The indictment has not yet been served on the Democratic legislator. Assistant U.S. Attorney Charles Atchley Jr. took the case to the grand jury but declined to comment Wednesday. Contacted by the News Sentinel, Armstrong’s attorney, Gregory P. Isaacs, would not answer the newspaper’s questions but instead sent two statements via email, one from his firm and one from Armstrong.
“This investigation has been ongoing for a number of years,” Armstrong said in his statement. “I have a strong belief and respect for our system of justice. I look forward to addressing these allegations and the truth coming out in the very near future.”
The indictment alleges Armstrong, lauded in 2014 and 2006 as the National Black Caucus of State Legislators’ Legislator of the Year, cooked up a scheme beginning in 2006 “to profit from the expected increase in the state of Tennessee cigarette tax stamps.”
According to the document, then-Governor Phil Bredesen in January 2007 began publicly pushing to boost the tax on cigarettes, which then was 20 cents per pack. Wholesalers began buying up tax stamps at that rate in anticipation of the hike.
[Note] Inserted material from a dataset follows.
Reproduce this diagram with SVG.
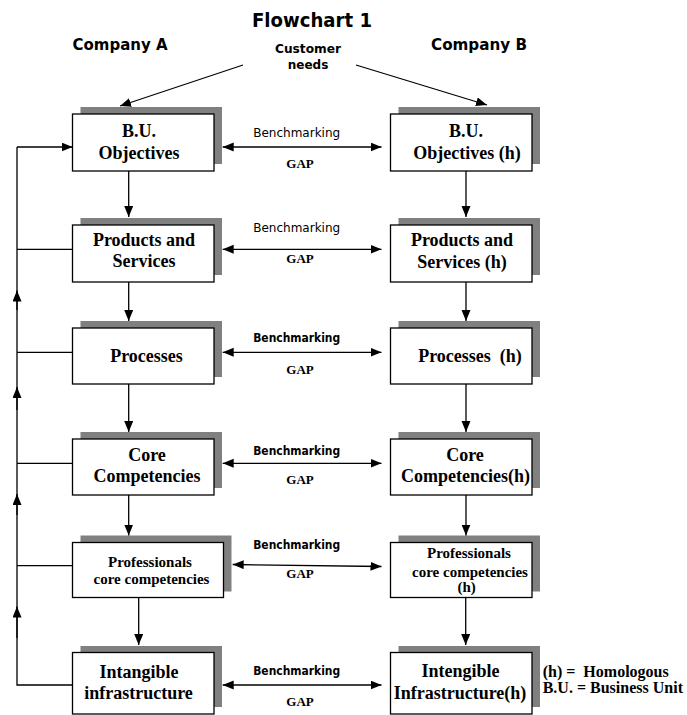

Armstrong hatched a scheme with a wholesaler to buy $250,000 worth of the stamps in a way that kept his name from being attached to the deal, voted to approve a tax hike of 42 cents and then sold off the stamps at the new 62-cent price, netting $500,000 as his cut of the profit, according to the indictment.
His accountant, Charles Stivers, already has pleaded guilty to his role in helping Armstrong hide his association with the deal by allowing Armstrong to funnel his profit through Stivers’ firm and then lying on Armstrong’s tax return so Armstrong could avoid paying income taxes.